If data_type is raw, the format of data.list is as follows:

{"key": "BAC009S0002W0122", "wav": "/export/data/asr-data/OpenSLR/33/data_aishell/wav/train/S0002/BAC009S0002W0122.wav", "txt": "而对楼市成交抑制作用最大的限购"}
{"key": "BAC009S0002W0123", "wav": "/export/data/asr-data/OpenSLR/33/data_aishell/wav/train/S0002/BAC009S0002W0123.wav", "txt": "也成为地方政府的眼中钉"}
{"key": "BAC009S0002W0124", "wav": "/export/data/asr-data/OpenSLR/33/data_aishell/wav/train/S0002/BAC009S0002W0124.wav", "txt": "自六月底呼和浩特市率先宣布取消限购后"}

Each line is a json serialized string, which contains three fields: key, wav and txt.

If data_type is shard, the format of data.list is as follows:

# [option 1: local]
/export/maryland/binbinzhang/code/wenet/examples/aishell/s3/raw_wav/train/shards/shards_000000000.tar.gz
/export/maryland/binbinzhang/code/wenet/examples/aishell/s3/raw_wav/train/shards/shards_000000001.tar.gz
/export/maryland/binbinzhang/code/wenet/examples/aishell/s3/raw_wav/train/shards/shards_000000002.tar.gz

# [option 2: network(egs: OSS)]
https://examplebucket.oss-cn-hangzhou.aliyuncs.com/exampledir/1.tar.gz
https://examplebucket.oss-cn-hangzhou.aliyuncs.com/exampledir/2.tar.gz

Q&A

Q1: How to operate distributed partition of training data?

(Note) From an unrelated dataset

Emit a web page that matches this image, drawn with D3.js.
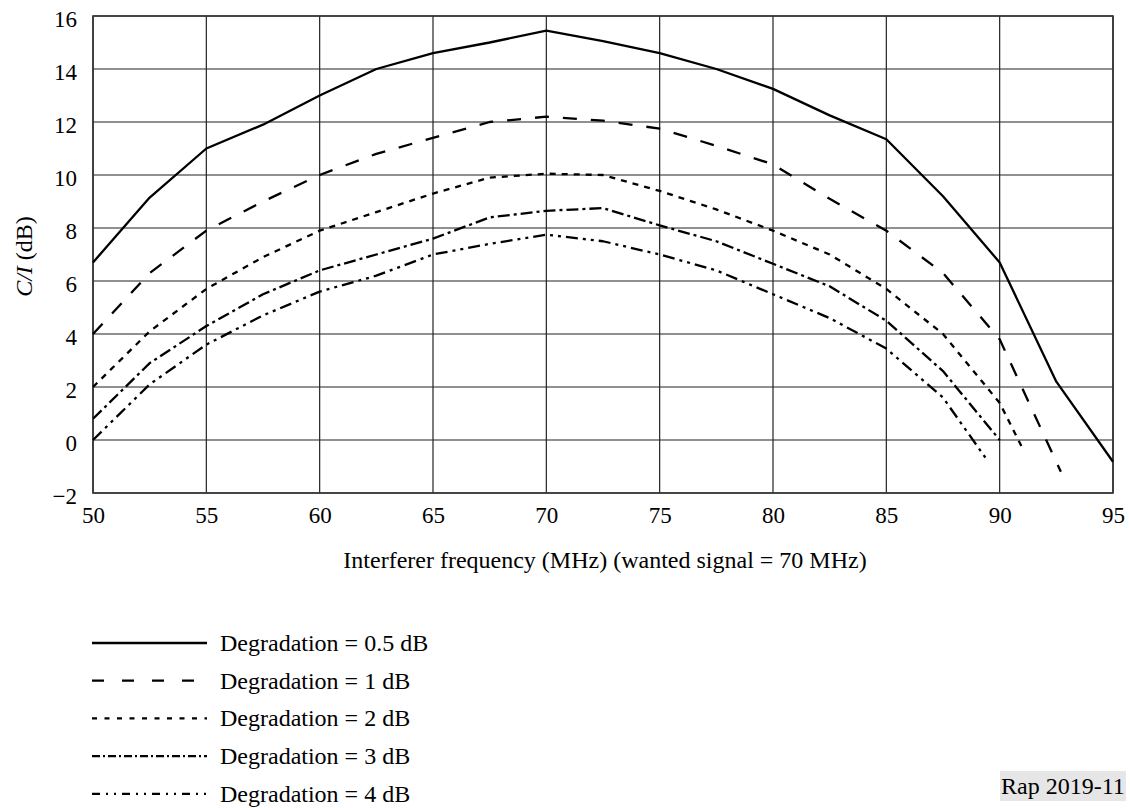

A: According to rank and num_workers can segment the data. for example:

class DistributedSampler:
    def __init__(self, shuffle=True, partition=True):
        self.epoch = -1
        self.update()
        self.shuffle = shuffle
        self.partition = partition

    def set_epoch(self, epoch):
        self.epoch = epoch

    def sample(self, data):
        data = list(range(len(data)))
        if self.partition:
            if self.shuffle:
                random.Random(self.epoch).shuffle(data)
            data = data[self.rank::self.world_size]
        data = data[self.worker_id::self.num_workers]
        return data

Q2: How to deal with unbalanced data?

A: Use model.join() to handle the imbalance of data allocated on each rank. Please refer this.